24 de setembro de 2016

Sargento Ivanildo

Por Clênio Sierra de Alcântara


A vida é um milagre.
Cada flor,
Com sua forma, sua cor, seu aroma,
Cada flor é um milagre [...]
O tempo é um milagre.
A memória é um milagre.
A consciência é um milagre.
Tudo é milagre.
Tudo, menos a morte.
- Bendita a morte, que é o fim de todos os milagres.
   
                                                         Preparação para a morte. Manuel Bandeira









A consciência que temos da nossa finitude física não tira de nós o pesar incomensurável da morte. Imersos numa rotina que nos toma por completo com trabalho, estudos, lazer e enfrentamento das maiores e/ou menores adversidades, nós temos, de fato, pouco tempo para refletirmos acerca da inevitabilidade da morte.

A morte é inevitável – assim como a dor – e, por isso, nossa existência é um exercício precário e incerto; mas, ainda assim, vivemos acreditando que teremos longos anos de vida pela frente; e, para os que creem, religiosamente falando, isso aqui que atravessamos é apenas um plano que os conduzirá para uma vivência prazerosa e infinita.
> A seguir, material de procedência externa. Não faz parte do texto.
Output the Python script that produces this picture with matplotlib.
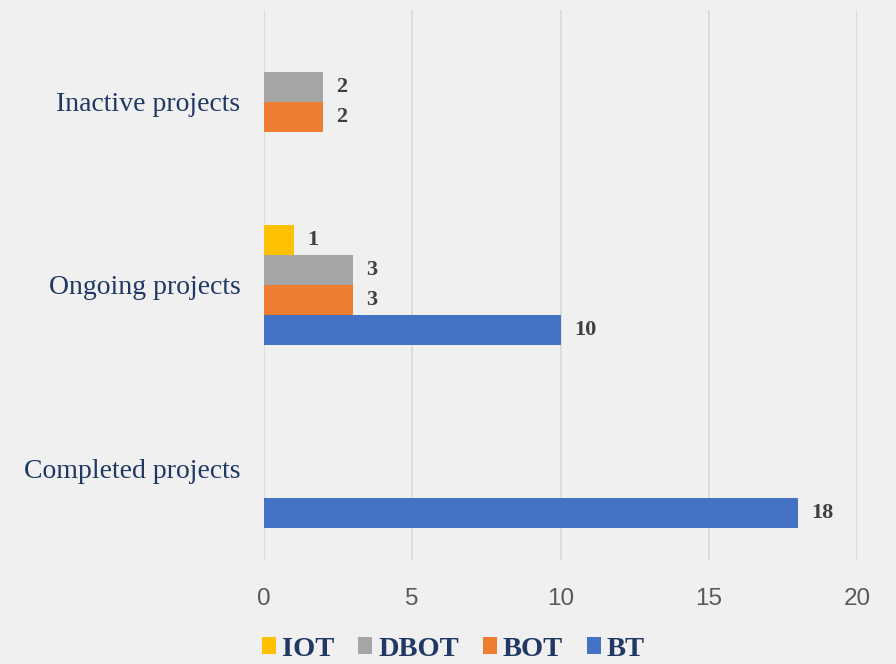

Concepções de fé e mesmo as desprovidas desse sentido nos levam a manter um apego com relação à vida por vezes com uma gana de quem se julga ser realmente imortal. Daí por que nos lançamos em tantos desafios: construímos edifícios altíssimos; desenvolvemos máquinas incríveis; saímos da órbita do planeta buscando vida em outras esferas; promovemos guerras; instituímos ditaduras... Tudo nós fazemos para nos impor sobre a face da Terra. E por que assim agimos fundamentalmente não sabemos responder. Falta-nos – e isso apesar do grau de inteligência que alcançamos – a compreensão inteira da matéria mesma de nossas vontades, de nossos impulsos criadores e destruidores, de nossos desejos de perpetuação, de nossas ânsias de vingança... Falta-nos um completo entendimento sobre tudo o que nos engrandece e também a respeito do que nos amesquinha.

Essas simplórias reflexões sobre a precariedade da vida e a inevitabilidade da morte me chegaram num instante de grande tristeza e consternação, em virtude do assassinato do sargento Ivanildo, do Corpo de Bombeiros Militar de Pernambuco, ocorrido no bairro de Rio Doce, em Olinda, na noite da última quinta-feira. Ivanildo era uma das pessoas mais respeitosas e comprometidas com a sua profissão que eu conheci; alguém que não se deixava abater pelas frustrações cotidianas – fossem elas de ordem laboral, fossem elas advindas da vida prática -; e quer fosse com uma narrativa, quer fosse com um sorriso de satisfação, ele deixava sempre evidente para os seus interlocutores o quanto que era apegado à vida, à vida que para ele tinha em sua família o centro de tudo. Ivanildo era um pai - e igualmente um avô - zeloso, carinhoso e feliz. Religioso, mantinha uma rotina de estudos bíblicos que visivelmente lhe enchia de entusiasmo. O sargento Ivanildo vai deixar certamente uma saudade imensa entre os seus companheiros de farda que o conheciam bem de perto.

Recebi a notícia da morte do Ivanildo através de um programa de televisão, bem na hora do almoço. Assassinado com tiros de revólver de maneira estúpida e covarde na porta de sua casa, o sargento do Corpo de Bombeiros foi mais uma entre as centenas de pessoas que perderam suas vidas apenas neste ano, neste Pernambuco onde a violência protagonizada pelos foras da lei expõe diariamente a face impiedosa de uma realidade na qual a suposta rede de proteção social da dita segurança pública não se mostra eficiente e não passa, na verdade, de um campo minado no qual o Estado caminha com dificuldade deixando à mostra não somente a ineficácia de suas ações de combate à criminalidade de um modo geral, como também a incapacidade de garantir o direito de ir e vir aos cidadãos de bem, demonstrando, ao fim e ao cabo, que nós estamos entregues à própria sorte.

A morte brutal de um ser humano deveria ser vista como um ataque à própria dignidade existencial de toda a sociedade. Ocorre que a banalidade da morte se impôs de tal maneira entre nós que o sentimento da perda, que se alinhava com a tristeza, não demora a ser tragado e absorvido pela indiferença e pelo esquecimento.

Meus pêsames à família do sargento Ivanildo.

(Artigo publicado também in Informa Garanhuns [Garanhuns], nº 4, novembro de 2016, Opinião, p. 2).